Er zijn verschillende soorten voornaamwoorden:
- persoonlijk voornaamwoord
- bezittelijk voornaamwoord
- vragend voornaamwoord
- aanwijzend voornaamwoord
- betrekkelijk voornaamwoord
- wederkerend voornaamwoord
- wederkerig voornaamwoord
- onbepaald voornaamwoord
Persoonlijk voornaamwoord
Het persoonlijk voornaamwoord verwijst naar iemand of iets. Je kunt het in de plaats zetten van een zelfstandig naamwoord.
Vb.
De juf gaat naar buiten. Zij gaat naar buiten.
zij = persoonlijk voornaamwoord.
Persoonlijke voornaamwoorden zijn: ik, mij, me, jou, je, jij, hij, zij, u, hem, haar, het, wij, we, ons, jullie, ze, hun en hen.

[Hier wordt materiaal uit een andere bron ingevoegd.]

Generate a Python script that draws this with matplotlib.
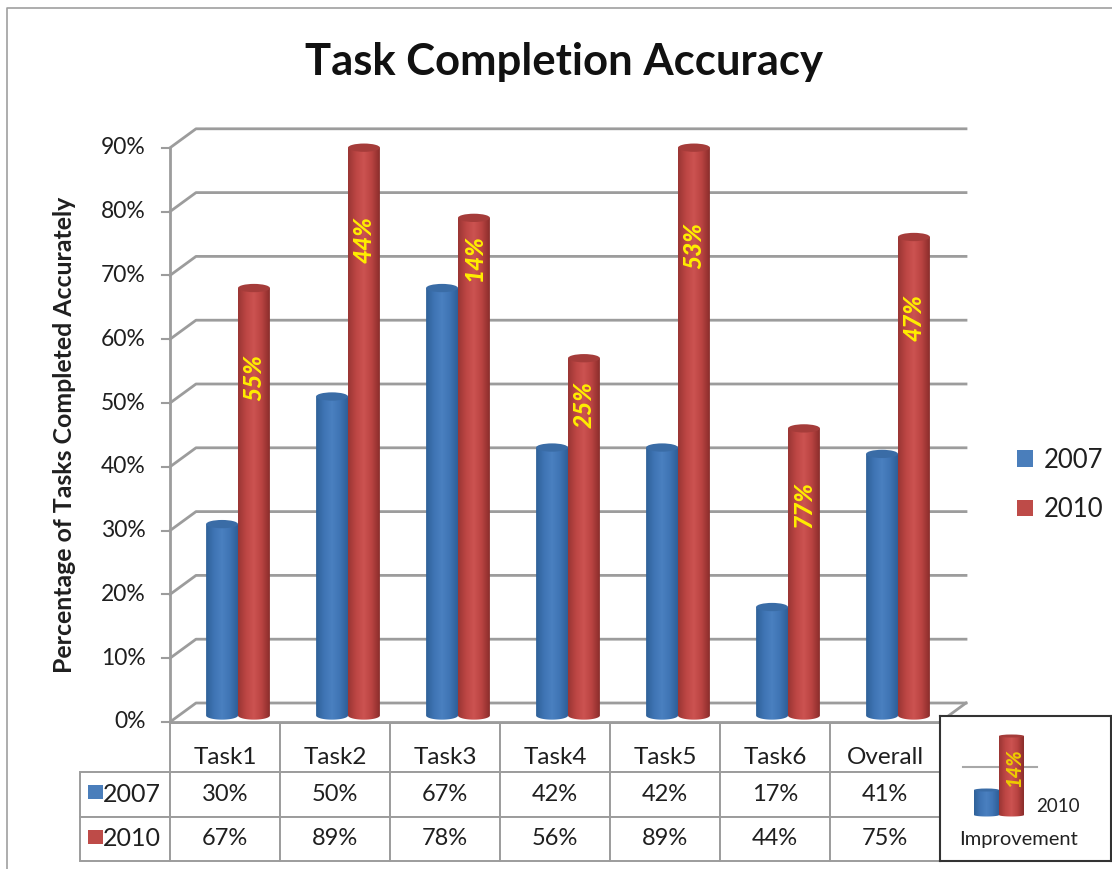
import numpy as np
import matplotlib
matplotlib.use('Agg')
import matplotlib.pyplot as plt
from matplotlib.colors import LinearSegmentedColormap
from matplotlib.patches import Ellipse, Polygon, Patch, Rectangle

categories = ['Task1', 'Task2', 'Task3', 'Task4', 'Task5', 'Task6', 'Overall']
years = ['2007', '2010']
values_2007 = [30, 50, 67, 42, 42, 17, 41]
values_2010 = [67, 89, 78, 56, 89, 45, 75]
table_2010 = [67, 89, 78, 56, 89, 44, 75]
improvement = ['55%', '44%', '14%', '25%', '53%', '77%', '47%']
label_y = [53, 74.6, 71.8, 48.7, 73.7, 33, 62.4]
y_ticks = [0, 10, 20, 30, 40, 50, 60, 70, 80, 90]
inset_values = [25, 79]

W, H = 1112, 869
GRID = '#9c9c9c'
TEXT = '#1f1f1f'
plt.rcParams['font.family'] = ['Lato', 'DejaVu Sans']

blue_cm = LinearSegmentedColormap.from_list('b', ['#2f6299', '#3f74b4', '#4a80c0', '#3f74b4', '#2f5f98'])
red_cm = LinearSegmentedColormap.from_list('r', ['#9a3634', '#bd4644', '#cc5351', '#b94341', '#8a2d2b'])
blue_top = '#3a6ca6'
red_top = '#a53c3a'


def px_axes(left, top, right, bottom):
    return fig.add_axes([left / W, 1 - bottom / H, (right - left) / W, (bottom - top) / H])


def cylinder(ax, left, width, value, cmap, top_color, ell_h, z):
    # body with a rounded foot, shaded left to right
    t = np.linspace(np.pi, 2 * np.pi, 30)
    cx = left + width / 2
    xs = cx + width / 2 * np.cos(t)
    ys = ell_h / 2 * np.sin(t)
    verts = np.column_stack([np.r_[xs, left + width, left], np.r_[ys, value, value]])
    outline = Polygon(verts, closed=True, transform=ax.transData, facecolor='none', edgecolor='none')
    ax.add_patch(outline)
    grad = np.linspace(0, 1, 64).reshape(1, -1)
    im = ax.imshow(grad, cmap=cmap, extent=(left, left + width, -ell_h, value), aspect='auto', zorder=z)
    im.set_clip_path(outline)
    ax.add_patch(Ellipse((cx, value), width, ell_h, facecolor=top_color, edgecolor='none', zorder=z + 0.1))


fig = plt.figure(figsize=(W / 100, H / 100), dpi=100, facecolor='white')

# page layer in pixels: outer frame, title
bg = fig.add_axes([0, 0, 1, 1])
bg.set_xlim(0, W)
bg.set_ylim(H, 0)
bg.axis('off')
bg.plot([7, 7, W], [H, 8, 8], color='#a0a0a0', lw=1.2)
bg.text(564, 62.5, 'Task Completion Accuracy', fontsize=31.4, fontweight='bold', color='#111111',
        ha='center', va='center')
bg.text(65, 435, 'Percentage of Tasks Completed Accurately', fontsize=17.9, fontweight='bold', color=TEXT,
        rotation=90, ha='center', va='center')

# data table below the plot, sizes given at final scale so the bbox does not shift it
cell_text = [['%d%%' % v for v in values_2007], ['%d%%' % v for v in table_2010]]
col_w = [110 / W] * 7
tab = bg.table(cellText=cell_text, colLabels=[''] * 7, colWidths=col_w, cellLoc='center',
               bbox=[170 / W, 1 - 861 / H, 770 / W, 138 / H])
tab.auto_set_font_size(False)
# row labels added by hand, the rowLabels option forces its own column width
for r, year in enumerate(years):
    tab.add_cell(r + 1, -1, width=90 / W, height=44.5 / H, text=year, loc='right')
for (r, c), cell in tab.get_celld().items():
    cell.set_edgecolor(GRID)
    cell.set_linewidth(1.4)
    cell.set_height((49 if r == 0 else 44.5) / H)
    cell.get_text().set_color(TEXT)
    cell.get_text().set_fontsize(18 if c == -1 else 17)
for i, name in enumerate(categories):
    bg.text(225 + 110 * i, 757, name, fontsize=17.5, color=TEXT, ha='center', va='center')
bg.add_patch(Rectangle((88, 785), 15, 14, facecolor='#4a7ebb', edgecolor='none', zorder=5))
bg.add_patch(Rectangle((88, 830), 15, 14, facecolor='#be4b48', edgecolor='none', zorder=5))

# main plot, data plane set through the middle of the depth
ax = px_axes(183, 77.5, 953, 728.26)
ax.set_xlim(0, 7)
ax.set_ylim(-2, 100)
ax.axis('off')
ax.patch.set_alpha(0)

front_dx, front_dy = -13 / 110, -6.5 / 6.38
back_dx, back_dy = 13 / 110, 12.5 / 6.38
for v in y_ticks:
    ax.plot([front_dx, back_dx, 7 + back_dx], [v + front_dy, v + back_dy, v + back_dy],
            color=GRID, lw=2, zorder=1, clip_on=False)
    ax.plot([front_dx - 0.07, front_dx], [v + front_dy, v + front_dy], color=GRID, lw=1.5, clip_on=False)
    ax.text(front_dx - 0.22, v + front_dy, '%d%%' % v, fontsize=16.5, color=TEXT, ha='right', va='center')
ax.plot([front_dx, front_dx], [front_dy, 90 + front_dy], color=GRID, lw=2, zorder=1, clip_on=False)
ax.plot([front_dx, 7 + front_dx], [front_dy, front_dy], color=GRID, lw=2, zorder=1, clip_on=False)
ax.plot([7 + front_dx, 7 + back_dx], [front_dy, back_dy], color=GRID, lw=2, zorder=1, clip_on=False)

bar_w = 0.29
for i in range(len(categories)):
    centre = i + 0.5
    cylinder(ax, centre - bar_w, bar_w, values_2007[i], blue_cm, blue_top, 1.3, 3 + i)
    cylinder(ax, centre, bar_w, values_2010[i], red_cm, red_top, 1.3, 3.5 + i)
    ax.text(centre + bar_w / 2, label_y[i], improvement[i], color='#ffee00', fontsize=17.5, fontweight=900,
            style='italic', rotation=90, ha='center', va='center', zorder=20)
ax.set_xlim(0, 7)
ax.set_ylim(-2, 100)

# side legend
handles = [Patch(facecolor='#4a7ebb', label=years[0]), Patch(facecolor='#be4b48', label=years[1])]
fig.legend(handles=handles, loc='center left', bbox_to_anchor=(994 / W, 1 - 485 / H), frameon=False,
           fontsize=18.5, handlelength=0.62, handleheight=0.62, handletextpad=0.4, labelspacing=0.95,
           labelcolor=TEXT)

# boxed key in the corner
key = px_axes(940, 716, 1111, 861)
key.set_xticks([])
key.set_yticks([])
key.set_zorder(10)
for s in key.spines.values():
    s.set_color('#333333')
    s.set_linewidth(1.5)
inset = px_axes(940, 716, 1111, 861)
inset.axis('off')
inset.patch.set_alpha(0)
inset.set_zorder(11)
inset.plot([963, 1037], [48, 48], color='#a8a8a8', lw=1.5, zorder=1)
cylinder(inset, 974, 25, inset_values[0], blue_cm, blue_top, 3, 3)
cylinder(inset, 999, 25, inset_values[1], red_cm, red_top, 3, 4)
inset.set_xlim(940, 1111)
inset.set_ylim(-46, 99)
inset.text(1014, 47, improvement[2], color='#eecc00', fontsize=14.5, fontweight=900, style='italic',
           rotation=90, ha='center', va='center', zorder=20)
inset.text(1058, 9, years[1], color='#222222', fontsize=13.5, ha='center', va='center')
inset.text(1019, -24, 'Improvement', color='#222222', fontsize=14.5, ha='center', va='center')

fig.savefig('out.png', dpi=100)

Bezittelijke voornaamwoorden
Een bezittelijk voornaamwoord geeft een bezit aan. Het bezittelijk voornaamwoord staat vaak voor een zelfstandig naamwoord.
Vb.
Dit is mijn tas.
mijn = bezittelijk voornaamwoord
Bezittelijke voornaamwoorden zijn: mijn, jouw, je, uw, zijn, haar, ons, onze, jullie en hun.
Vragend voornaamwoord
Een vragend voornaamwoord staat vaak aan het begin van een vraagzin.
Vb.
Wie heeft gisteravond het journaal gezien?
Wie = vragend voornaamwoord
Vragende voornaamwoorden zijn: wie, wat, welke en wat voor (een).
De woorden: hoe, waar, wanneer, waardoor, waarom, waarmee, enzovoort zijn geen vragende voornaamwoorden. Het zijn bijwoorden.
Aanwijzend voornaamwoord
Een aanwijzend voornaamwoord wijst iemand of iets aan.
Vb.
Ik wil graag deze broek passen.
deze = aanwijzend voornaamwoord
Aanwijzende voornaamwoorden zijn: die, zo’n, dit, deze, zulke en dat, enz.. Hier en daar zijn geen aanwijzende voornaamwoorden.
Betrekkelijk voornaamwoord
Een betrekkelijk voornaamwoord heeft betrekking op iets dat al eerder is gezegd of geschreven.
Vb.
Ik houd niet van mensen die veel praten.
die = betrekkelijk voornaamwoord
Het enige wat ik nu nog wil is een nieuwe broek.
wat = betrekkelijk voornaamwoord
De meest voorkomende betrekkelijke voornaamwoorden zijn: die, dat, wie en wat.
Wederkerend voornaamwoord
Een wederkerend voornaamwoord hoort altijd bij een werkwoord.
Vb. Zich vergissen
Ik vergiste me. Hij vergiste zich.
me = wederkerend voornaamwoord
zich = wederkerend voornaamwoord
Wederkerende voornaamwoorden zijn: me, je, u, zich en ons.
Wederkerig voornaamwoord
Het wederkering voornaamwoord is elkaar en de vormen van elkaar.
Wederkerige voornaamwoorden zijn: elkaar, mekaar en elkander.
Onbepaald voornaamwoord
Een onbepaald voornaamwoord verwijst naar iets vaags.
Vb.
Iedereen is blij.
Iedereen = onbepaald voornaamwoord
Het vriest.
Het = onbepaald voornaamwoord
Onbepaalde voornaamwoorden zijn: men, iemand, niemand, iets, niets, iedereen, alles, elk, wat, enige, het, enz.